This command downloads PlinyCompute in a folder named plinycompute. Make sure you are in that directory. In a Linux machine the prompt should look something similar to:

ubuntu@manager:~/plinycompute$
  1. Edit the $PDB_HOME/conf/serverlist file, and add the public IP addresses of the worker nodes (machines) in the cluster; one IP address per line. Below is a partial listing of such file (replace the IP's with your own, the ones shown here are ficticious):
.
.
.
192.168.1.1
192.168.1.2
192.168.1.3

In the above example, the cluster will include one manager node (where PlinyCompute was cloned), and three worker nodes.

  1. Invoke cmake with the following command:
$ cmake -DUSE_DEBUG:BOOL=OFF .
  1. Build the following target, replacing the value of the -j argument with an integer to execute multiple recipes in parallel (if you already built this target, skip this step):
$ make -j 4 pdb-main

This will generate two executables in the directory $PDB_HOME/bin:

pdb-manager
pdb-worker
  1. Install the required executables and scripts on the worker nodes by running the following script. They will be installed on the path given by the $PDB_INSTALL envrionment variable.

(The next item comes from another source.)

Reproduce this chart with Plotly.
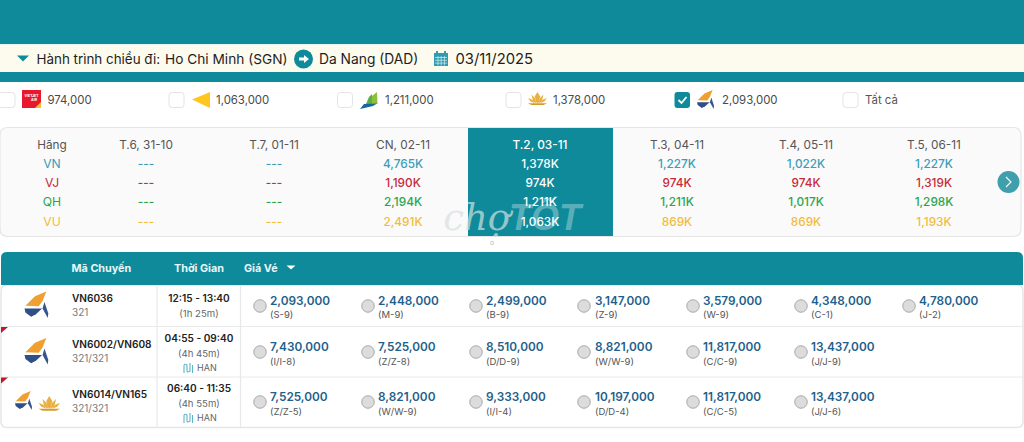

Note: the script's argument is the pem file required to connect to the machines in the cluster.
$ $PDB_HOME/scripts/install.sh conf/pdb-key.pem

After completion, the output should look similar to the one below, (partial display shown here for clarity purposes):

.
.
.
---------------------------------
Results of script install.sh:
*** Failed results (0/3) ***

*** Successful results (3/3) ***
Worker node with IP: 192.168.1.1 successfully installed.
Worker node with IP: 192.168.1.2 successfully installed.
Worker node with IP: 192.168.1.3 successfully installed.
---------------------------------

At this point all executable programs and scripts are properly installed on the worker nodes!

  1. Launching the cluster. To start a cluster of PlinyCompute run the script:
$ $PDB_HOME/scripts/startCluster.sh <cluster_type> <manager_node_ip> <pem_file> [num_threads] [shared_memory]

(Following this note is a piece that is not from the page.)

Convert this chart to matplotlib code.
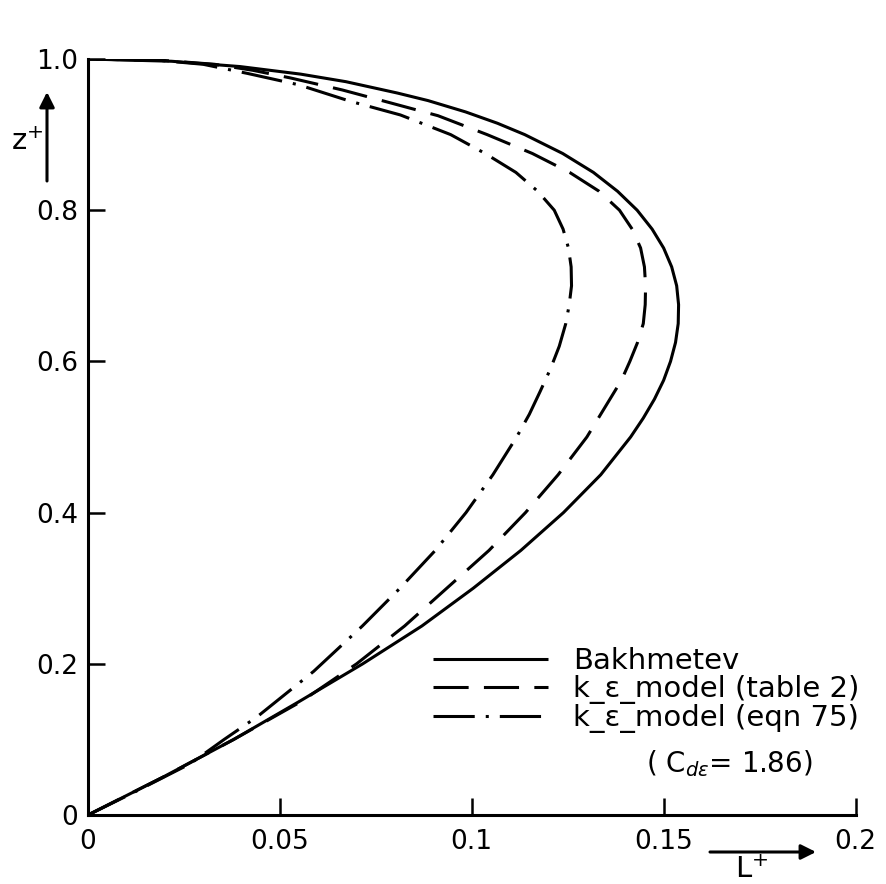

Where the following arguments are required:

  • <cluster_type> should be distributed
  • <manager_node_ip> the public IP address of the manager node
  • <pem_file> the pem file that allows to connect to the machines in the cluster

The last two arguments are optional:

  • <num_threads> number of CPU cores on each worker node that PlinyCompute will use
  • <shared_memory> amount of RAM on each worker node (in Megabytes) that PlinyCompute will use

In the following example, the public IP address of the manager node is 192.168.1.0; the pem file is conf/pdb-key.pem; by default the cluster is launched with 1 thread and 2Gb of memory.

$ $PDB_HOME/scripts/startCluster.sh distributed 192.168.1.0 conf/pdb-key.pem

If you want to launch the cluster with more threads and memory, provide the fourth and fifth arguments. In the following example, a cluster is launched with 4 threads and 4GB of memory. For more information about tunning PlinyCompute visit the system configuration page.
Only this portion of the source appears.